TASK REQUIREMENTS ->
Retype word for word the first line of the listing and each line after it up to the line with "0.12, 0.12, 0.12]", with the pictures taken out.

DATA ->
* * * *

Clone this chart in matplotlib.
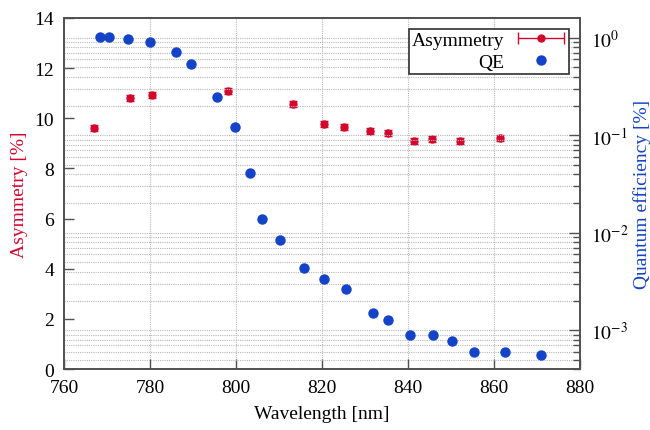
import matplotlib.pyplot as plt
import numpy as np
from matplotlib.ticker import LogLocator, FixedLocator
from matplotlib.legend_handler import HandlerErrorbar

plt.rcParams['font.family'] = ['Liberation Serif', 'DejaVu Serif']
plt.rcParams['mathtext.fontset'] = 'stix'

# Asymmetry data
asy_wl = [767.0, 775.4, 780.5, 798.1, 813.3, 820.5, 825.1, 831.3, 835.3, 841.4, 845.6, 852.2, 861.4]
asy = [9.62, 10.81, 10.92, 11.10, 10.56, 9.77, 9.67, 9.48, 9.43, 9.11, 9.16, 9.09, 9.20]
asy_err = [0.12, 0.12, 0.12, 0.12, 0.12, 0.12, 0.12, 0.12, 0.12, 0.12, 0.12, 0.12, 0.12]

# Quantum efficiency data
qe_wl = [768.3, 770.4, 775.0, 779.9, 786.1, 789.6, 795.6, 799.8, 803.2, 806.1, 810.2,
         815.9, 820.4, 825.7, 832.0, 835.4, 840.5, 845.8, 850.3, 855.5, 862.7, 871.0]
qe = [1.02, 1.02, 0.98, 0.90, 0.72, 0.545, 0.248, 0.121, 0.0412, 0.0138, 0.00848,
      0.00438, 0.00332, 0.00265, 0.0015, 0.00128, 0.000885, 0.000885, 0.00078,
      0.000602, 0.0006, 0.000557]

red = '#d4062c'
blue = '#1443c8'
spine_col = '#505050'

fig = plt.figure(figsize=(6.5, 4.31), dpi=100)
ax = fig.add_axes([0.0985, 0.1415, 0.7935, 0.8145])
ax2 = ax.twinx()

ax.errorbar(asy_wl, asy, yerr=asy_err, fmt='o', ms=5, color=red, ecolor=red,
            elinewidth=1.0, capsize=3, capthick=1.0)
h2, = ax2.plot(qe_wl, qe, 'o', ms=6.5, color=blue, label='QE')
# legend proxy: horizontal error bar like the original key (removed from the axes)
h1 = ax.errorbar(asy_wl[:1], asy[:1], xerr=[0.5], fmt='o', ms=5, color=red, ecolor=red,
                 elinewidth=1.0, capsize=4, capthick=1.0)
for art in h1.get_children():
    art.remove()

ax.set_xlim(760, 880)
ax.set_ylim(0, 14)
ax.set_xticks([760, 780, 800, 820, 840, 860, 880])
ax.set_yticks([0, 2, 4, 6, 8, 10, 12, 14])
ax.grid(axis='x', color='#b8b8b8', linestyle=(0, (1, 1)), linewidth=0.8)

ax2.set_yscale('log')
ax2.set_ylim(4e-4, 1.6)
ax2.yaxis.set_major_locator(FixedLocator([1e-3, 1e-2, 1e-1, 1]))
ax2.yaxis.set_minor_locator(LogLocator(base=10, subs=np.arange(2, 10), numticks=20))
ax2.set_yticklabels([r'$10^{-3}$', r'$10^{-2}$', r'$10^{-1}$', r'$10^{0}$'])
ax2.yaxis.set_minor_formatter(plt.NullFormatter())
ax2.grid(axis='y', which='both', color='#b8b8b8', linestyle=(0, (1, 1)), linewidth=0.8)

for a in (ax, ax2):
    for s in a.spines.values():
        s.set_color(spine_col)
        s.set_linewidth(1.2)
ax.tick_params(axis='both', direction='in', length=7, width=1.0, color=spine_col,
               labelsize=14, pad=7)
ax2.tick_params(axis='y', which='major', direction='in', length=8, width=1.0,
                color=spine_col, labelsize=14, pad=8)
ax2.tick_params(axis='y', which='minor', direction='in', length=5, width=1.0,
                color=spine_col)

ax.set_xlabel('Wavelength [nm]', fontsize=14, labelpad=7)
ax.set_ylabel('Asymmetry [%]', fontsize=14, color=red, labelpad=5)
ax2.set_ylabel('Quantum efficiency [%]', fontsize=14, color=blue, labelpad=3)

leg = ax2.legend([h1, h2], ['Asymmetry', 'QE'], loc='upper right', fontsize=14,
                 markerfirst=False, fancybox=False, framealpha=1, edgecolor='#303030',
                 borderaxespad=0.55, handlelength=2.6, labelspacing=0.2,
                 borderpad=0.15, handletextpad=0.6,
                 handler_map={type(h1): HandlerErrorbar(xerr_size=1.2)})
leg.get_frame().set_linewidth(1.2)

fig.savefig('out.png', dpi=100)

* * * *

FULL OUTPUT ->
Clone this chart in matplotlib.
import matplotlib.pyplot as plt
import numpy as np
from matplotlib.ticker import LogLocator, FixedLocator
from matplotlib.legend_handler import HandlerErrorbar

plt.rcParams['font.family'] = ['Liberation Serif', 'DejaVu Serif']
plt.rcParams['mathtext.fontset'] = 'stix'

# Asymmetry data
asy_wl = [767.0, 775.4, 780.5, 798.1, 813.3, 820.5, 825.1, 831.3, 835.3, 841.4, 845.6, 852.2, 861.4]
asy = [9.62, 10.81, 10.92, 11.10, 10.56, 9.77, 9.67, 9.48, 9.43, 9.11, 9.16, 9.09, 9.20]
asy_err = [0.12, 0.12, 0.12, 0.12, 0.12, 0.12, 0.12, 0.12, 0.12, 0.12, 0.12, 0.12, 0.12]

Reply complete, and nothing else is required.